SHORT EXERCISE: Only a number is wanted: how many lines in the listing contain the word "this"?

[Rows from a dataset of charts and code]
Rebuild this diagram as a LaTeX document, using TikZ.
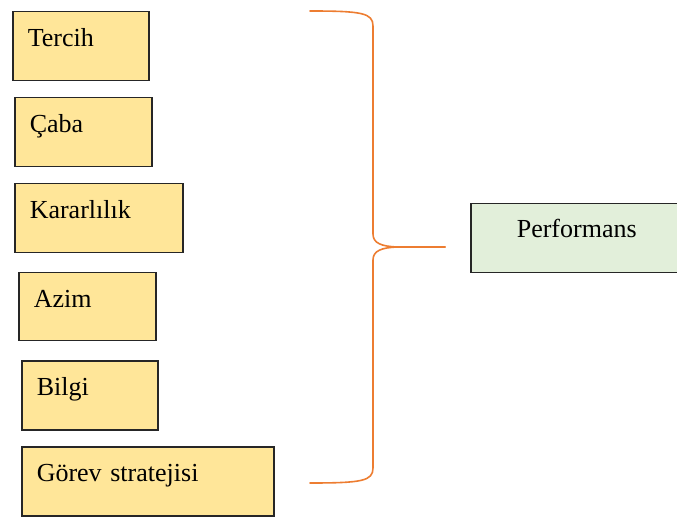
\documentclass[tikz,border=0pt]{standalone}
\usepackage{fontspec}
\setmainfont{Liberation Serif}
\definecolor{factorfill}{HTML}{FFE699}
\definecolor{resultfill}{HTML}{E2EFDA}
\definecolor{braceorange}{HTML}{ED7D31}
\begin{document}
\begin{tikzpicture}[x=1pt,y=1pt,
  box/.style={draw=black!85, line width=1.5pt, anchor=north west,
    inner xsep=15pt, inner ysep=0pt, text height=35pt, text depth=34pt,
    align=left, font=\fontsize{26}{30}\selectfont},
  factor/.style={box, fill=factorfill},
  result/.style={box, fill=resultfill, align=center},
  brace/.style={draw=braceorange, line width=1.6pt, line cap=round, line join=round}]
\useasboundingbox (0,0) rectangle (677,-518);

% factor boxes down the left side
\node[factor, text width=106pt] (tercih)  at (12,-11)  {Tercih};
\node[factor, text width=107pt] (caba)    at (14,-97)  {Çaba};
\node[factor, text width=138pt] (kararl)  at (14,-183) {Kararlılık};
\node[factor, text width=107pt, text depth=33pt] (azim) at (18,-272) {Azim};
\node[factor, text width=106pt] (bilgi)   at (21,-360) {Bilgi};
\node[factor, text width=222pt] (gorev)   at (21,-446) {Görev stratejisi};

% outcome box, running past the right margin
\node[result, text width=182pt, text height=34pt, text depth=35pt] (perf) at (470,-203) {Performans};

% curly brace gathering the factors
\coordinate (btop) at (310,-11);
\coordinate (bbot) at (310,-483);
\coordinate (btip) at (445,-247);
\draw[brace] (btop) .. controls (362,-11) and (373,-13) .. (373,-26)
  -- (373,-234) .. controls (373,-243) and (381,-246.5) .. (398,-247) -- (btip);
\draw[brace] (btip) -- (398,-247) .. controls (381,-247.5) and (373,-251) .. (373,-260)
  -- (373,-468) .. controls (373,-481) and (362,-483) .. (bbot);
\end{tikzpicture}
\end{document}
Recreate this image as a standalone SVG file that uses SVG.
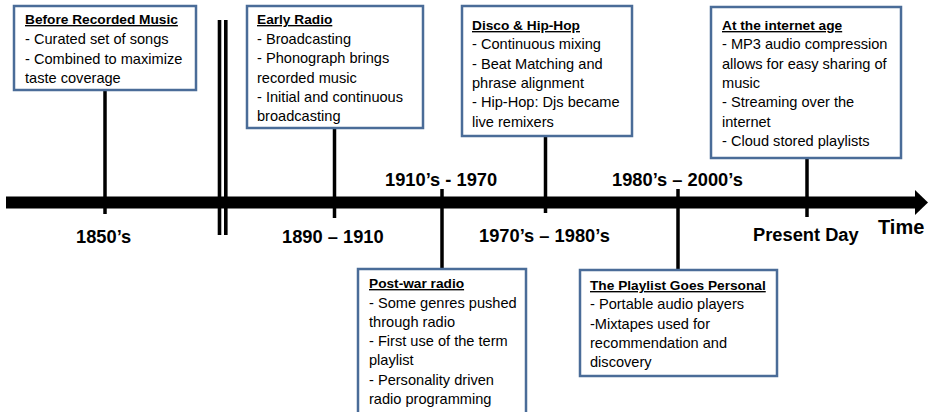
<svg xmlns="http://www.w3.org/2000/svg" width="933" height="412" viewBox="0 0 933 412">
<style>
.box{fill:#fff;stroke:#4A6C98;stroke-width:2.5}
.conn line{stroke:#000;stroke-width:3.5}
.t{font-family:"Liberation Sans",Arial,sans-serif;font-size:14.6px;fill:#000}
.h{font-weight:bold;font-size:13.7px;text-decoration:underline}
.lbl{font-family:"Liberation Sans",Arial,sans-serif;font-size:18.3px;font-weight:bold;fill:#000}
</style>
<rect width="933" height="412" fill="#fff"/>
<g id="timeline">
<rect x="6" y="196.5" width="911" height="12" fill="#000"/>
<polygon points="915,190 928,202.5 915,215" fill="#000"/>
<rect x="217.7" y="20" width="3.6" height="215" fill="#000"/>
<rect x="224" y="20" width="3.6" height="215" fill="#000"/>
</g>
<g class="conn" id="connectors">
<line x1="105" y1="90" x2="105" y2="214"/>
<line x1="334.5" y1="128" x2="334.5" y2="218"/>
<line x1="545.5" y1="136" x2="545.5" y2="213"/>
<line x1="807" y1="158" x2="807" y2="217"/>
<line x1="442" y1="189" x2="442" y2="268"/>
<line x1="678" y1="189" x2="678" y2="270"/>
</g>
<g id="before-recorded-music">
<rect class="box" x="14" y="6" width="182" height="84"/>
<text class="t" x="25" y="24"><tspan class="h">Before Recorded Music</tspan><tspan x="25" y="44">- Curated set of songs</tspan><tspan x="25" y="63.5">- Combined to maximize</tspan><tspan x="25" y="83">taste coverage</tspan></text>
</g>
<g id="early-radio">
<rect class="box" x="247" y="6" width="176" height="122"/>
<text class="t" x="257" y="24"><tspan class="h">Early Radio</tspan><tspan x="257" y="44">- Broadcasting</tspan><tspan x="257" y="63.3">- Phonograph brings</tspan><tspan x="257" y="82.6">recorded music</tspan><tspan x="257" y="102">- Initial and continuous</tspan><tspan x="257" y="121.3">broadcasting</tspan></text>
</g>
<g id="disco-hip-hop">
<rect class="box" x="462" y="6" width="170" height="130"/>
<text class="t" x="472" y="30"><tspan class="h">Disco &amp; Hip-Hop</tspan><tspan x="472" y="49.3">- Continuous mixing</tspan><tspan x="472" y="68.6">- Beat Matching and</tspan><tspan x="472" y="88">phrase alignment</tspan><tspan x="472" y="107.3">- Hip-Hop: Djs became</tspan><tspan x="472" y="126.6">live remixers</tspan></text>
</g>
<g id="internet-age">
<rect class="box" x="711" y="7" width="190" height="151"/>
<text class="t" x="722" y="30"><tspan class="h">At the internet age</tspan><tspan x="722" y="49.3">- MP3 audio compression</tspan><tspan x="722" y="68.6">allows for easy sharing of</tspan><tspan x="722" y="88">music</tspan><tspan x="722" y="107.3">- Streaming over the</tspan><tspan x="722" y="126.6">internet</tspan><tspan x="722" y="146">- Cloud stored playlists</tspan></text>
</g>
<g id="post-war-radio">
<rect class="box" x="358" y="269" width="168" height="150"/>
<text class="t" x="369" y="288"><tspan class="h">Post-war radio</tspan><tspan x="369" y="307.5">- Some genres pushed</tspan><tspan x="369" y="326.8">through radio</tspan><tspan x="369" y="346">- First use of the term</tspan><tspan x="369" y="365.3">playlist</tspan><tspan x="369" y="384.6">- Personality driven</tspan><tspan x="369" y="404">radio programming</tspan></text>
</g>
<g id="playlist-personal">
<rect class="box" x="580" y="270" width="197" height="106"/>
<text class="t" x="590" y="290"><tspan class="h">The Playlist Goes Personal</tspan><tspan x="590" y="309.3">- Portable audio players</tspan><tspan x="590" y="328.6">-Mixtapes used for</tspan><tspan x="590" y="348">recommendation and</tspan><tspan x="590" y="367.3">discovery</tspan></text>
</g>
<g id="labels">
<text class="lbl" x="76" y="243">1850’s</text>
<text class="lbl" x="282" y="243">1890 – 1910</text>
<text class="lbl" x="385" y="186">1910’s - 1970</text>
<text class="lbl" x="612" y="186">1980’s – 2000’s</text>
<text class="lbl" x="479" y="242">1970’s – 1980’s</text>
<text class="lbl" x="753" y="241">Present Day</text>
<text class="lbl" x="878" y="234" style="font-size:20px">Time</text>
</g>
</svg>
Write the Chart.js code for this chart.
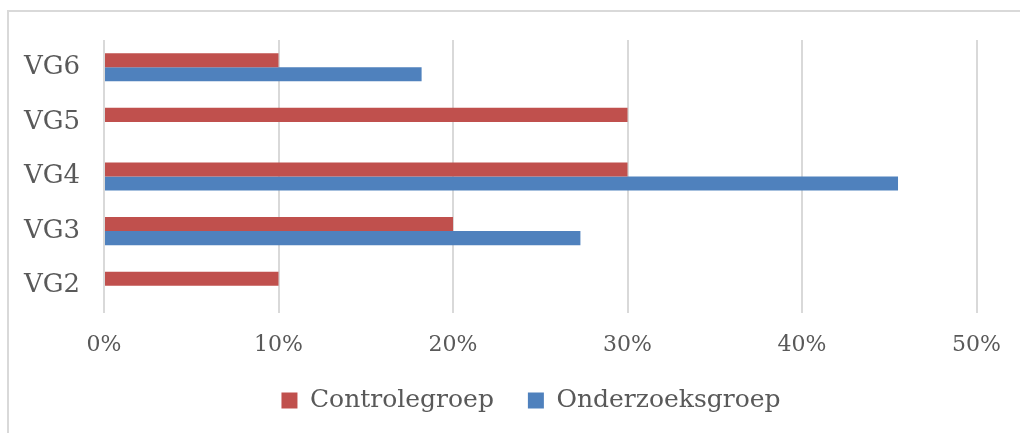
<!DOCTYPE html>
<html>
<head>
<meta charset="utf-8">
<script src="https://cdn.jsdelivr.net/npm/chart.js@4"></script>
<style>
    html, body { margin: 0; padding: 0; background: #fff; }
    #wrap { position: relative; width: 1020px; height: 433px; overflow: hidden; }
    #frame { position: absolute; left: 7px; top: 10px; width: 1100px; height: 500px; border: 2px solid #d9d9d9; box-sizing: border-box; }
    #holder { position: absolute; left: 0; top: 0; width: 1020px; height: 433px; }
</style>
</head>
<body>
<div id="wrap">
    <div id="frame"></div>
    <div id="holder"><canvas id="barChart" width="1020" height="433"></canvas></div>
</div>
<script>
let groups = ['VG6', 'VG5', 'VG4', 'VG3', 'VG2'];
let controleValues = [10, 30, 30, 20, 10];
let onderzoekValues = [18.2, 0, 45.5, 27.3, 0];
let xTicks = [0, 10, 20, 30, 40, 50];

let fontName = "'DejaVu Serif', serif";
Chart.defaults.font.family = fontName;
Chart.defaults.color = '#595959';

// legend sits a bit right of the canvas center, like in the original
let legendShift = {
    id: 'legendShift',
    afterLayout: function(chart) {
        chart.legend.left += 42;
        chart.legend.right += 42;
    }
};

var ctx = document.getElementById('barChart').getContext('2d');

var barChart = new Chart(ctx, {
    type: 'bar',
    data: {
        labels: groups,
        datasets: [{
            label: 'Controlegroep',
            data: controleValues,
            backgroundColor: '#C0504D'
        }, {
            label: 'Onderzoeksgroep',
            data: onderzoekValues,
            backgroundColor: '#4F81BD'
        }]
    },
    options: {
        indexAxis: 'y',
        responsive: false,
        animation: false,
        devicePixelRatio: 1,
        layout: {
            padding: { top: 40, right: 42, bottom: 10, left: 0 }
        },
        datasets: {
            bar: { categoryPercentage: 0.515, barPercentage: 1 }
        },
        scales: {
            x: {
                min: 0,
                max: 50,
                afterBuildTicks: function(scale) {
                    scale.ticks = xTicks.map(v => ({ value: v }));
                },
                afterFit: function(scale) { scale.height = 41; },
                grid: { color: '#d9d9d9', lineWidth: 2, drawTicks: false },
                border: { display: false },
                ticks: {
                    padding: 19,
                    font: { size: 22 },
                    callback: v => v + '%'
                }
            },
            y: {
                afterFit: function(scale) { scale.width = 104; },
                grid: { display: false },
                border: { display: false },
                ticks: { padding: 16, font: { size: 26 } }
            }
        },
        plugins: {
            legend: {
                position: 'bottom',
                labels: {
                    boxWidth: 16,
                    boxHeight: 16,
                    padding: 34,
                    font: { size: 25 }
                }
            },
            tooltip: { enabled: false }
        }
    },
    plugins: [legendShift]
});
</script>
</body>
</html>
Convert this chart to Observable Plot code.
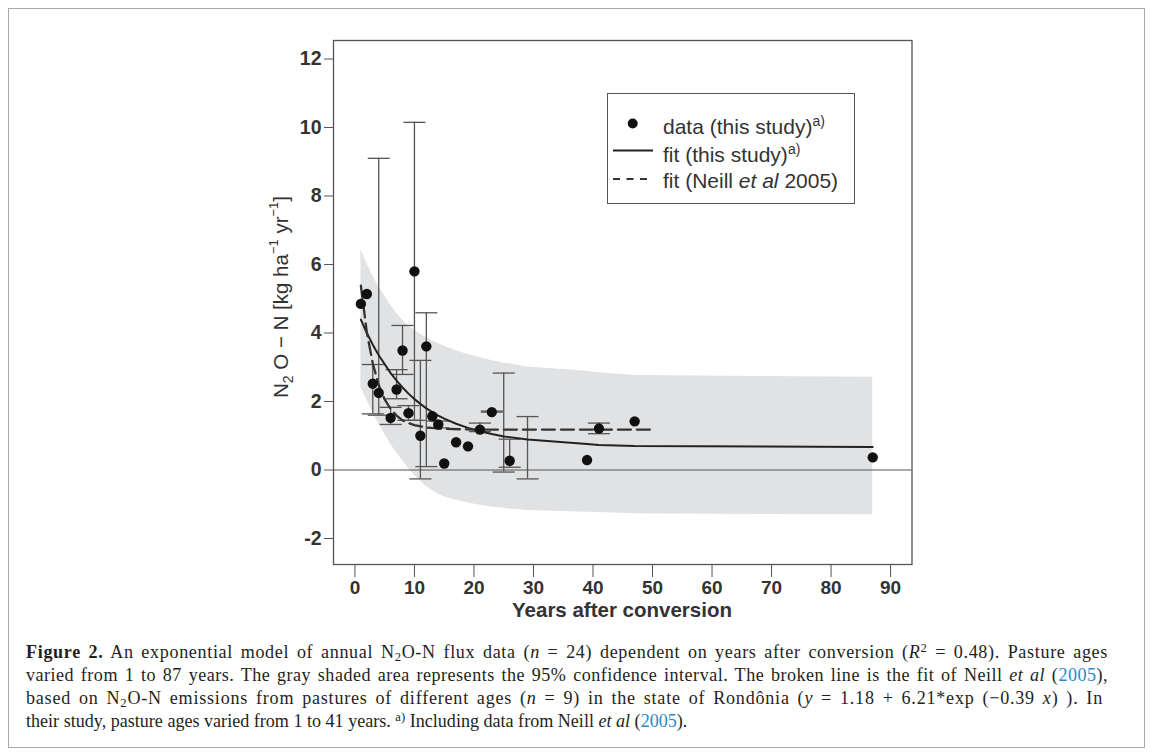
<!DOCTYPE html>
<html><head><meta charset="utf-8">
<script src="https://cdn.jsdelivr.net/npm/d3@7"></script>
<script src="https://cdn.jsdelivr.net/npm/@observablehq/plot@0.6"></script>
<style>
html,body{margin:0;padding:0;background:#fff;}
#page{position:relative;width:1153px;height:755px;overflow:hidden;font-family:"Liberation Sans",Arial,sans-serif;}
#border{position:absolute;left:8px;top:8px;width:1137px;height:740px;border:1px solid #a8a8a8;box-sizing:border-box;}
#chart{position:absolute;left:0;top:0;}
#ylab{position:absolute;left:281px;top:297px;transform:translate(-50%,-50%) rotate(-90deg);white-space:nowrap;font-size:20.5px;color:#333;}
#ylab sub{font-size:14px;vertical-align:-5px;}
#ylab sup{font-size:13px;vertical-align:10px;}
#xlab{position:absolute;left:622px;top:610px;transform:translate(-50%,-50%);white-space:nowrap;font-size:20.5px;font-weight:bold;color:#333;}
#legend{position:absolute;left:607px;top:93px;width:248px;height:111px;border:1.3px solid #555;box-sizing:border-box;background:#fff;}
#legend .t{position:absolute;left:55px;font-size:21px;color:#333;white-space:nowrap;transform:translateY(-50%);}
#legend sup{font-size:14px;vertical-align:8px;}
#caption{position:absolute;left:26px;top:641px;font-family:"Liberation Serif","DejaVu Serif",serif;color:#231f20;}
.cl{display:block;height:23px;line-height:23px;}
.cl span.in{display:inline-block;white-space:nowrap;}
#caption a{color:#2a8ac8;text-decoration:none;}
#caption sub{font-size:0.7em;vertical-align:-3px;line-height:0;}
#caption sup{font-size:0.7em;vertical-align:6px;line-height:0;}
</style>
</head><body>
<div id="page">
  <div id="border"></div>
  <div id="chart"></div>
  <div id="ylab">N<sub>2</sub> O − N [kg ha<sup>−1</sup> yr<sup>−1</sup>]</div>
  <div id="xlab">Years after conversion</div>
  <div id="legend">
    <svg width="248" height="111" style="position:absolute;left:0;top:0">
      <circle cx="24.7" cy="29.5" r="5" fill="#111"></circle>
      <line x1="5" x2="45" y1="56.5" y2="56.5" stroke="#222" stroke-width="2"></line>
      <line x1="5" x2="45" y1="85" y2="85" stroke="#333" stroke-width="2" stroke-dasharray="7,6.5"></line>
    </svg>
    <div class="t" style="top:32px">data (this study)<sup>a)</sup></div>
    <div class="t" style="top:60px">fit (this study)<sup>a)</sup></div>
    <div class="t" style="top:87px">fit (Neill <i>et al</i> 2005)</div>
  </div>
  <div id="caption">
    <div class="cl"><span class="in" data-w="1082"><b>Figure 2.</b> An exponential model of annual N<sub>2</sub>O-N flux data (<i>n</i> = 24) dependent on years after conversion (<i>R</i><sup>2</sup> = 0.48). Pasture ages</span></div>
    <div class="cl"><span class="in" data-w="1082">varied from 1 to 87 years. The gray shaded area represents the 95% confidence interval. The broken line is the fit of Neill <i>et al</i> (<a>2005</a>),</span></div>
    <div class="cl"><span class="in" data-w="1077">based on N<sub>2</sub>O-N emissions from pastures of different ages (<i>n</i> = 9) in the state of Rondônia (<i>y</i> = 1.18 + 6.21*exp (−0.39 <i>x</i>) ). In</span></div>
    <div class="cl"><span class="in" id="last">their study, pasture ages varied from 1 to 41 years. <sup>a)</sup> Including data from Neill <i>et al</i> (<a>2005</a>).</span></div>
  </div>
</div>
<script>
// ---- data ----
const ptX = [1, 2, 3, 4, 6, 7, 8, 9, 10, 11, 12, 13, 14, 15, 17, 19, 21, 23, 26, 39, 41, 47, 87];
const ptY = [4.85, 5.14, 2.52, 2.25, 1.52, 2.35, 3.49, 1.66, 5.80, 1.00, 3.61, 1.57, 1.33, 0.19, 0.81, 0.69, 1.18, 1.69, 0.27, 0.29, 1.21, 1.42, 0.37];

const ebX  = [3, 4, 6, 7, 8, 9, 10, 11, 12, 14, 21, 23, 25, 26, 29, 41];
const ebLo = [1.64, 1.60, 1.33, 2.08, 2.79, 1.45, 1.45, -0.26, 0.10, 1.23, 1.12, 1.69, -0.06, 0.08, -0.26, 1.06];
const ebHi = [3.08, 9.10, 1.83, 2.93, 4.22, 1.88, 10.15, 3.20, 4.59, 1.43, 1.37, 1.72, 2.83, 0.90, 1.56, 1.37];

const fitX  = [1, 2, 3, 4, 6, 7, 8, 9, 10, 11, 12, 13, 14, 15, 17, 19, 21, 23, 25, 26, 29, 39, 41, 47, 87];
const fitY  = [4.39, 4.00, 3.66, 3.35, 2.83, 2.61, 2.41, 2.23, 2.07, 1.93, 1.80, 1.69, 1.59, 1.50, 1.35, 1.23, 1.13, 1.05, 0.98, 0.96, 0.89, 0.76, 0.73, 0.70, 0.67];
const ciHi  = [6.44, 6.03, 5.67, 5.35, 4.81, 4.58, 4.37, 4.21, 4.07, 3.96, 3.86, 3.77, 3.69, 3.61, 3.48, 3.37, 3.28, 3.20, 3.12, 3.10, 3.01, 2.88, 2.84, 2.76, 2.71];
const ciLo  = [2.40, 2.05, 1.68, 1.35, 0.75, 0.50, 0.28, 0.05, -0.15, -0.32, -0.48, -0.60, -0.70, -0.78, -0.88, -0.96, -1.03, -1.08, -1.12, -1.14, -1.18, -1.23, -1.24, -1.28, -1.31];

const neillX = [1, 2, 3, 4, 5, 6, 7, 8, 9, 10, 12, 15, 20, 30, 50];
const neillY = [5.38, 4.02, 3.11, 2.48, 2.06, 1.78, 1.59, 1.45, 1.37, 1.31, 1.24, 1.20, 1.18, 1.18, 1.18];

const xTicks = [0, 10, 20, 30, 40, 50, 60, 70, 80, 90];
const yTicks = [-2, 0, 2, 4, 6, 8, 10, 12];

// ---- tables ----
const pts = ptX.map((x, i) => ({x, y: ptY[i]}));
const bars = ebX.map((x, i) => ({x, lo: ebLo[i], hi: ebHi[i]}));
const fit = fitX.map((x, i) => ({x, y: fitY[i], lo: ciLo[i], hi: ciHi[i]}));
const neill = neillX.map((x, i) => ({x, y: neillY[i]}));

const cap = {draw(ctx) { ctx.moveTo(-11, 0); ctx.lineTo(11, 0); }};
const axisColor = "#555";

const chart = Plot.plot({
  width: 1153,
  height: 630,
  marginLeft: 333,
  marginRight: 241.5,
  marginTop: 40,
  marginBottom: 66,
  x: {domain: [-3.6, 93.6]},
  y: {domain: [-2.759, 12.54]},
  style: {fontFamily: "'Liberation Sans', Arial, sans-serif", color: "#333", background: "transparent"},
  marks: [
    Plot.areaY(fit, {x: "x", y1: "lo", y2: "hi", fill: "#e1e2e4"}),
    Plot.ruleY([0], {stroke: axisColor, strokeWidth: 1.1}),
    Plot.ruleX(bars, {x: "x", y1: "lo", y2: "hi", stroke: axisColor, strokeWidth: 1.3}),
    Plot.dot(bars, {x: "x", y: "hi", symbol: cap, fill: "none", stroke: axisColor, strokeWidth: 1.3}),
    Plot.dot(bars, {x: "x", y: "lo", symbol: cap, fill: "none", stroke: axisColor, strokeWidth: 1.3}),
    Plot.line(fit, {x: "x", y: "y", stroke: "#222", strokeWidth: 2}),
    Plot.line(neill, {x: "x", y: "y", stroke: "#333", strokeWidth: 2.3, strokeDasharray: "13,6"}),
    Plot.dot(pts, {x: "x", y: "y", r: 5.2, fill: "#111"}),
    Plot.frame({stroke: axisColor, strokeWidth: 1.3}),
    Plot.axisY({ticks: yTicks, tickSize: 9, tickPadding: 3, fontSize: 19.5, fontWeight: "bold", label: null, tickFormat: d => String(d), stroke: axisColor}),
    Plot.axisX({ticks: xTicks, tickSize: 13, tickPadding: 3, fontSize: 19, fontWeight: "bold", label: null, tickFormat: d => String(d), stroke: axisColor})
  ]
});
document.getElementById("chart").appendChild(chart);

// ---- caption fitting ----
const last = document.getElementById("last");
const capEl = document.getElementById("caption");
let fs = 18;
capEl.style.fontSize = fs + "px";
const w0 = last.getBoundingClientRect().width;
fs = fs * 662 / w0;
capEl.style.fontSize = fs + "px";
document.querySelectorAll("#caption .in[data-w]").forEach(el => {
  const target = +el.dataset.w;
  const w = el.getBoundingClientRect().width;
  const nChars = el.textContent.length;
  const nSpaces = (el.textContent.match(/ /g) || []).length;
  const gap = target - w;
  el.style.letterSpacing = (gap * 0.6 / nChars) + "px";
  const w2 = el.getBoundingClientRect().width;
  el.style.wordSpacing = ((target - w2) / nSpaces) + "px";
});
</script>
</body></html>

RESPONSE TO THE TASK: 6